• DATA TO PROCESS:
>> Start

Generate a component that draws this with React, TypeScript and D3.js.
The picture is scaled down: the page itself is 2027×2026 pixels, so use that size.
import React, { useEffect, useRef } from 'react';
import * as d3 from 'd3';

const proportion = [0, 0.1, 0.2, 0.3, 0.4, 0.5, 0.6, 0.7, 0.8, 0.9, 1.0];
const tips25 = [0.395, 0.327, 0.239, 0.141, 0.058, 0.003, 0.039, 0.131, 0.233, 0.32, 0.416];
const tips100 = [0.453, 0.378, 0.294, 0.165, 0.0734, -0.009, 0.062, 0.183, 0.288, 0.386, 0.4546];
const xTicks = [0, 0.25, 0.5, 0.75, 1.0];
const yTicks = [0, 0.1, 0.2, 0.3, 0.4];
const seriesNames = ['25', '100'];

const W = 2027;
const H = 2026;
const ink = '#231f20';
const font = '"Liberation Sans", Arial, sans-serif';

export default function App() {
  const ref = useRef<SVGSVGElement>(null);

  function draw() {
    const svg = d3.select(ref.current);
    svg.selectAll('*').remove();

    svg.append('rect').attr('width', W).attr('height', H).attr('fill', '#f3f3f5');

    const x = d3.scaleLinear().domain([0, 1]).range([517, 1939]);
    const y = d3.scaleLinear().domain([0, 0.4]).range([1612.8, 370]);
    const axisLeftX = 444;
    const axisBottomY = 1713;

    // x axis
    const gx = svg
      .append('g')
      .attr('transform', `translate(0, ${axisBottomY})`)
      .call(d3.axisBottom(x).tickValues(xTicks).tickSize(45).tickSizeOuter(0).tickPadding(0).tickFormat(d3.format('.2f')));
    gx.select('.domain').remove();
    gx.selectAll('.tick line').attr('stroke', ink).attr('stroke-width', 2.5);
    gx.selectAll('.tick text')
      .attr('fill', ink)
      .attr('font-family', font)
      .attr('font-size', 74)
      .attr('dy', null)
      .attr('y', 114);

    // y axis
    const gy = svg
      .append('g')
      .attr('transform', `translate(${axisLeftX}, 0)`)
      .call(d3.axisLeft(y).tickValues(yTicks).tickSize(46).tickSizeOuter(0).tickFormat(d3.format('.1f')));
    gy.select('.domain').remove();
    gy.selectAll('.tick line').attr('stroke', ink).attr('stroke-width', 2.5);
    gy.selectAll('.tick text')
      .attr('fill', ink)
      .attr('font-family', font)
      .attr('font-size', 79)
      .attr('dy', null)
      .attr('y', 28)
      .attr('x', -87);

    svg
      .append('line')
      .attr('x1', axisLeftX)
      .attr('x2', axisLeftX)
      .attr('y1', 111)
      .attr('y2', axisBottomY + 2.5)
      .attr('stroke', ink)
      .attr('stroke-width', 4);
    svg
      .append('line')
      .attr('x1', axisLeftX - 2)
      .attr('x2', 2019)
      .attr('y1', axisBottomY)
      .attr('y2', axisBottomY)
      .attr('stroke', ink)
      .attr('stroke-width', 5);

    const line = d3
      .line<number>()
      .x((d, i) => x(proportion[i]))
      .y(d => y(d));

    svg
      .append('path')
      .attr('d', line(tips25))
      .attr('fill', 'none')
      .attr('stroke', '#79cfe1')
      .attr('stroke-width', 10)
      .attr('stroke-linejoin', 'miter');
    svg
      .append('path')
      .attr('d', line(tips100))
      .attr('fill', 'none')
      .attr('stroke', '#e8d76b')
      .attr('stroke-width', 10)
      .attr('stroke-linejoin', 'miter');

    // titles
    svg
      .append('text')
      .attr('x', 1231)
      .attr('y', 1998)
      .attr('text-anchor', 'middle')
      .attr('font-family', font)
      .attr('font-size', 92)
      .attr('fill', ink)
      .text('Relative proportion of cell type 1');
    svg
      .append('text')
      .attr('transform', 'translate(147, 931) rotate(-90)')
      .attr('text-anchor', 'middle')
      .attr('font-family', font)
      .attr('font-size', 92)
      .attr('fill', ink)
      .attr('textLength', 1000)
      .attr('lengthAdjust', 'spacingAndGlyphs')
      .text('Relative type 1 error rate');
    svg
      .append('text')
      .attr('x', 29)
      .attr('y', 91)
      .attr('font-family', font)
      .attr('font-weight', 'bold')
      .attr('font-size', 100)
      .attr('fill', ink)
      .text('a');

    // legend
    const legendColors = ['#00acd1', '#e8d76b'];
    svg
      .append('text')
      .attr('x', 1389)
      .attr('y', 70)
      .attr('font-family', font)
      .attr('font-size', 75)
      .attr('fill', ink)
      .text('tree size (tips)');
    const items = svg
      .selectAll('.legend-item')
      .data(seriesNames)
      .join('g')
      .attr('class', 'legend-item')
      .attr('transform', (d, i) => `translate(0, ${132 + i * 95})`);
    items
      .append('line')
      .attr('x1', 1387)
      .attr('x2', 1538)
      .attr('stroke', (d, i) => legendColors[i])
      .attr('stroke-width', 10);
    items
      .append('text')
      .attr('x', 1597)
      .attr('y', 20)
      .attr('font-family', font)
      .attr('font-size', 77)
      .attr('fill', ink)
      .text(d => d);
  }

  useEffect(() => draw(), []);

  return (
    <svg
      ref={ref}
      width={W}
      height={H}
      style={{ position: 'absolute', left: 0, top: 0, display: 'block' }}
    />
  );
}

>> End
>> Start

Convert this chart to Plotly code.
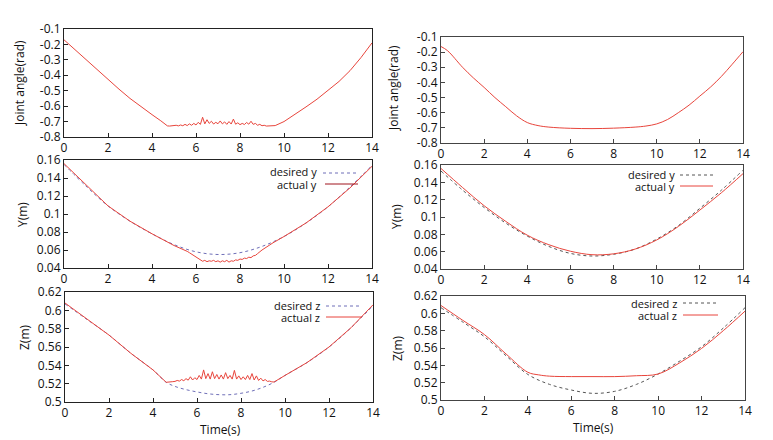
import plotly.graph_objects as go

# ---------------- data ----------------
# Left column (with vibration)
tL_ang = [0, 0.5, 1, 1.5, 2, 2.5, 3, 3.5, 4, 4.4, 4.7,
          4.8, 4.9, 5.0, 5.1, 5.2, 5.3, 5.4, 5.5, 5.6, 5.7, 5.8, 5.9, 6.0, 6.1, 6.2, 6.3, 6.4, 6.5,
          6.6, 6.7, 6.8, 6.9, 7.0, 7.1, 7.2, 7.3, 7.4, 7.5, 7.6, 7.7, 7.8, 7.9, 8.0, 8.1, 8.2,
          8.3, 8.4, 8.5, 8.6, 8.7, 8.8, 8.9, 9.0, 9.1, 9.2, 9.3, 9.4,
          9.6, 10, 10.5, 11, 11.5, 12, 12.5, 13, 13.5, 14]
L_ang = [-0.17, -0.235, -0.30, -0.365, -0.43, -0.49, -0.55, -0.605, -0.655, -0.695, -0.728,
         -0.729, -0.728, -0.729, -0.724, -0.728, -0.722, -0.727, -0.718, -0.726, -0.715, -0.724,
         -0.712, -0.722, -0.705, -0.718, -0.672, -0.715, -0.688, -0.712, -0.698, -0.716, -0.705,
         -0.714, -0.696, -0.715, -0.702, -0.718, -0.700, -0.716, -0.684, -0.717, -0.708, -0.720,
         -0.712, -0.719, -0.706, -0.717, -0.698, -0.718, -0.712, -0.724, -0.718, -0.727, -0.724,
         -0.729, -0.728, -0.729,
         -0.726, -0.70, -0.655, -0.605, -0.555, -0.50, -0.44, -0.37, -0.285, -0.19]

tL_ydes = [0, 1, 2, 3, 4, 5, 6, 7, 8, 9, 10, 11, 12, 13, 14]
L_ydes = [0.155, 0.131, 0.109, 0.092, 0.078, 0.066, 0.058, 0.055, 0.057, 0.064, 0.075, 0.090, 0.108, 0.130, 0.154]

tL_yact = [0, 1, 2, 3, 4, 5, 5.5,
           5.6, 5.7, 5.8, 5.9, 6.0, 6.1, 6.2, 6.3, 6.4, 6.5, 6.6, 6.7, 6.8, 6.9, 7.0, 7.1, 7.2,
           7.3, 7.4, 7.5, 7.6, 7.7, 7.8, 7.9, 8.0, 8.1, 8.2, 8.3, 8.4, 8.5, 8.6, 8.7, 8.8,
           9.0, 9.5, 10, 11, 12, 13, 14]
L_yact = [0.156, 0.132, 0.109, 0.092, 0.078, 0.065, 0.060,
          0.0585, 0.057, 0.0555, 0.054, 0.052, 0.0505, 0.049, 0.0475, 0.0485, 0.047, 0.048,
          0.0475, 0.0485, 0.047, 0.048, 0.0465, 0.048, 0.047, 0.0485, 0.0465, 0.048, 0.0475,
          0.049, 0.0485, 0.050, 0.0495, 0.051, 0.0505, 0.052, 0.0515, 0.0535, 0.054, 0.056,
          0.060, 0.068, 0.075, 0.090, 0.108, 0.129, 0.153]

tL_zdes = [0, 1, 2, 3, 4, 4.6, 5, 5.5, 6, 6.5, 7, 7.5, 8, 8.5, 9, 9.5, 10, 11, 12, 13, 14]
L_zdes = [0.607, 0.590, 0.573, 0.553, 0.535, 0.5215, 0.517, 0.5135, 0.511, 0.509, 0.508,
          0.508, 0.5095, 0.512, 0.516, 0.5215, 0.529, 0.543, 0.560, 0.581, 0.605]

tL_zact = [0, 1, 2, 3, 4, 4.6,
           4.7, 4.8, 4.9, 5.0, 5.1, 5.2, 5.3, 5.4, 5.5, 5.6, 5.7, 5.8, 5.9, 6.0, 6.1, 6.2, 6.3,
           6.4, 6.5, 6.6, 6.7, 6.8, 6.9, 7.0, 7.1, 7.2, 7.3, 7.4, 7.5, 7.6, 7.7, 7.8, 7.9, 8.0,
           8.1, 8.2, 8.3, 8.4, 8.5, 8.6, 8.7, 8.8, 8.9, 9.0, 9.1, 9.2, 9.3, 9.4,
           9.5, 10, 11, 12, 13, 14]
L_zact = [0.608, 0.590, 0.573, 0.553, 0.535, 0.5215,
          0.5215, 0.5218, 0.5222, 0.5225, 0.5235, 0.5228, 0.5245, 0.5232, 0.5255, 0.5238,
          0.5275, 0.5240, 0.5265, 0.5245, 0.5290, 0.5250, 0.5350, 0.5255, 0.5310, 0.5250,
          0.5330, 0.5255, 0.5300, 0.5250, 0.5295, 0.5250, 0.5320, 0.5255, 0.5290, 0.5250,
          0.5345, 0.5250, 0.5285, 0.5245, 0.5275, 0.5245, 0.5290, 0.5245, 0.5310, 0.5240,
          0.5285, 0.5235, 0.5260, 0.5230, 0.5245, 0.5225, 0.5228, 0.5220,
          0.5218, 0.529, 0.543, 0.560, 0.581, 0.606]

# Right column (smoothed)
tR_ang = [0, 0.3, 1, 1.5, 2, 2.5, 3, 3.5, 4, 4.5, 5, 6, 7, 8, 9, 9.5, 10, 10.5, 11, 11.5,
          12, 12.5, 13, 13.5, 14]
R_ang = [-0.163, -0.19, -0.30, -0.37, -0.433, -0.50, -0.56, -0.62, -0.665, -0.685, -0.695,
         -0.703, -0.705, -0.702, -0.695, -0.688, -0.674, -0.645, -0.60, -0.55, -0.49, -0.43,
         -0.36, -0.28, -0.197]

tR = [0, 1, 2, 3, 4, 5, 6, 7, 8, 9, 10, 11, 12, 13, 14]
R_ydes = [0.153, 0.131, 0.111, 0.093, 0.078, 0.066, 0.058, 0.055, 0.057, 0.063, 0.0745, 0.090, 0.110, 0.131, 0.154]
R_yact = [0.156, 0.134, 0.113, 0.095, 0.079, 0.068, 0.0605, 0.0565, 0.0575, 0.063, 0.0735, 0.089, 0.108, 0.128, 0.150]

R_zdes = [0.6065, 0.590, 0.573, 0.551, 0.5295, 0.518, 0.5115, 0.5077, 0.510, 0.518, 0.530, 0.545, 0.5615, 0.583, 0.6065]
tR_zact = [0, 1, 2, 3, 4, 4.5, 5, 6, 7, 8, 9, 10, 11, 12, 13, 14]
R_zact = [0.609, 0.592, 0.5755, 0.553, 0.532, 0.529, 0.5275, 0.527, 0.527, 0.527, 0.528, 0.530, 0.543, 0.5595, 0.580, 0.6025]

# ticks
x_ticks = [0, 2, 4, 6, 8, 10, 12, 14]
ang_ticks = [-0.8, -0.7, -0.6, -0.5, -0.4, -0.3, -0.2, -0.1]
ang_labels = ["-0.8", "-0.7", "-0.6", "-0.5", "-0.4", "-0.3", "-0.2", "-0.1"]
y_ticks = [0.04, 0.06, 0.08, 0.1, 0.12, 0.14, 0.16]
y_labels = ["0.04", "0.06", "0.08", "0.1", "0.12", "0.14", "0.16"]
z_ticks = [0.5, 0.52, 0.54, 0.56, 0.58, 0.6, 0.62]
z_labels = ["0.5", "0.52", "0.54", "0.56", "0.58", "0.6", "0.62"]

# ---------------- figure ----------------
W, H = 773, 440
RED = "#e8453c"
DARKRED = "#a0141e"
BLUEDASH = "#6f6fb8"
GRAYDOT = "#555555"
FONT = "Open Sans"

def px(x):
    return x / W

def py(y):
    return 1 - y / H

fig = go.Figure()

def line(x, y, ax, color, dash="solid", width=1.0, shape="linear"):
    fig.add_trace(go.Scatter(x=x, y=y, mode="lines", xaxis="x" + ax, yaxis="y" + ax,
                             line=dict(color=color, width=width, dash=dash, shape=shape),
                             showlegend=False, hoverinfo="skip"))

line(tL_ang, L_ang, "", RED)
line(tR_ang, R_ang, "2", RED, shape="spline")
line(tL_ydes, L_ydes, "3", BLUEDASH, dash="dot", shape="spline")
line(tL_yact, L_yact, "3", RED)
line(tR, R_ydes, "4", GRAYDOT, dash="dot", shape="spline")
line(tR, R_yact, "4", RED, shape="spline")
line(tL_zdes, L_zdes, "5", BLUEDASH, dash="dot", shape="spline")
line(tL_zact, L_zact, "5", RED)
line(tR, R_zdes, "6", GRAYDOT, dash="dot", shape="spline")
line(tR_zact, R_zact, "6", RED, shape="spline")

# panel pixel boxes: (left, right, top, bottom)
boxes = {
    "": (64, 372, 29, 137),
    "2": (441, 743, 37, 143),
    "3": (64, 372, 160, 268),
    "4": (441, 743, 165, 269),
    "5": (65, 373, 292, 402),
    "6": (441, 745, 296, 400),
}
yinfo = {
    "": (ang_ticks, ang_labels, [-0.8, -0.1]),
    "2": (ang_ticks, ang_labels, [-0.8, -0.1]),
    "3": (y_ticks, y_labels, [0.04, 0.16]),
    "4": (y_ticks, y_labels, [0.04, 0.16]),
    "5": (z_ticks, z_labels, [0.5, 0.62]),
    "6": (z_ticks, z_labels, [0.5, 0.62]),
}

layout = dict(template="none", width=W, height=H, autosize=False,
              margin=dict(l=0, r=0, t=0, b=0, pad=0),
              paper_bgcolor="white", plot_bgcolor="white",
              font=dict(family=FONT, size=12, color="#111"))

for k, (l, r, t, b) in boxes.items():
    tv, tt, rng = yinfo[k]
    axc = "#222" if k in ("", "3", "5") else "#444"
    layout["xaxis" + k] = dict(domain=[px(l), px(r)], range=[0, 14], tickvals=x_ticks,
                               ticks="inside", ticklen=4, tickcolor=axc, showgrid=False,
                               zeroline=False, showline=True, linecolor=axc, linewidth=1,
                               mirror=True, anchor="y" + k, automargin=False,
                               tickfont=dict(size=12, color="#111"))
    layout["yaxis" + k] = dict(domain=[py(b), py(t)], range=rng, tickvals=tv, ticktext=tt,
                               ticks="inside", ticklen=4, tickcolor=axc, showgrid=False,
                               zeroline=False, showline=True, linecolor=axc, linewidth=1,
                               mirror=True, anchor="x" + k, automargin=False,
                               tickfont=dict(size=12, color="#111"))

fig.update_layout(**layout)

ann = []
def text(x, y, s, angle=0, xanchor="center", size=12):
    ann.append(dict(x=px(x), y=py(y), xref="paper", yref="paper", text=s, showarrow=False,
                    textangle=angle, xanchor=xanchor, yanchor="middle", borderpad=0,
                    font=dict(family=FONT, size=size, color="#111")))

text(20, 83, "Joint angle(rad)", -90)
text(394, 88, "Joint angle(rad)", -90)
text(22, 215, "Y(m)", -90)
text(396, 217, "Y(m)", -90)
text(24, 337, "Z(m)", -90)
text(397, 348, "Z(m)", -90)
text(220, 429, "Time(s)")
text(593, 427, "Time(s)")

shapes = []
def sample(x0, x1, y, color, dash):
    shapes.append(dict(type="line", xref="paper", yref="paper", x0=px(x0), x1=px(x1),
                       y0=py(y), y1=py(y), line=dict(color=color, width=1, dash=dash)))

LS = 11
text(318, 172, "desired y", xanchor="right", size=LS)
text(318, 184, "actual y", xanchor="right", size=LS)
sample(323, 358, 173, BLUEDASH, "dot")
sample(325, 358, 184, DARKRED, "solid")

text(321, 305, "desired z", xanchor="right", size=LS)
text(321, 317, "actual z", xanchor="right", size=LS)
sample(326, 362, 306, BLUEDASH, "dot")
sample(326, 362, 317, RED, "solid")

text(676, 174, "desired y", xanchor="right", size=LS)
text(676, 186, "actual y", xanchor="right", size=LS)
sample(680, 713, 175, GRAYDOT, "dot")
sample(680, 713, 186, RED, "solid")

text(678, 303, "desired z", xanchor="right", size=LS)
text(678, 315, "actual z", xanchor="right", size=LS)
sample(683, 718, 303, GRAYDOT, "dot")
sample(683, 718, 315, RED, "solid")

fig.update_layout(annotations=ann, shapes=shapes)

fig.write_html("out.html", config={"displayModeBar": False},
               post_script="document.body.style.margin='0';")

>> End

• WRITTEN INSTRUCTION:
Return exactly the lines above from the line that has "The picture is" through the line that has "const axisBottomY = 1713;", inclusive, and nothing else.

• OUTPUT:
The picture is scaled down: the page itself is 2027×2026 pixels, so use that size.
import React, { useEffect, useRef } from 'react';
import * as d3 from 'd3';

const proportion = [0, 0.1, 0.2, 0.3, 0.4, 0.5, 0.6, 0.7, 0.8, 0.9, 1.0];
const tips25 = [0.395, 0.327, 0.239, 0.141, 0.058, 0.003, 0.039, 0.131, 0.233, 0.32, 0.416];
const tips100 = [0.453, 0.378, 0.294, 0.165, 0.0734, -0.009, 0.062, 0.183, 0.288, 0.386, 0.4546];
const xTicks = [0, 0.25, 0.5, 0.75, 1.0];
const yTicks = [0, 0.1, 0.2, 0.3, 0.4];
const seriesNames = ['25', '100'];

const W = 2027;
const H = 2026;
const ink = '#231f20';
const font = '"Liberation Sans", Arial, sans-serif';

export default function App() {
  const ref = useRef<SVGSVGElement>(null);

  function draw() {
    const svg = d3.select(ref.current);
    svg.selectAll('*').remove();

    svg.append('rect').attr('width', W).attr('height', H).attr('fill', '#f3f3f5');

    const x = d3.scaleLinear().domain([0, 1]).range([517, 1939]);
    const y = d3.scaleLinear().domain([0, 0.4]).range([1612.8, 370]);
    const axisLeftX = 444;
    const axisBottomY = 1713;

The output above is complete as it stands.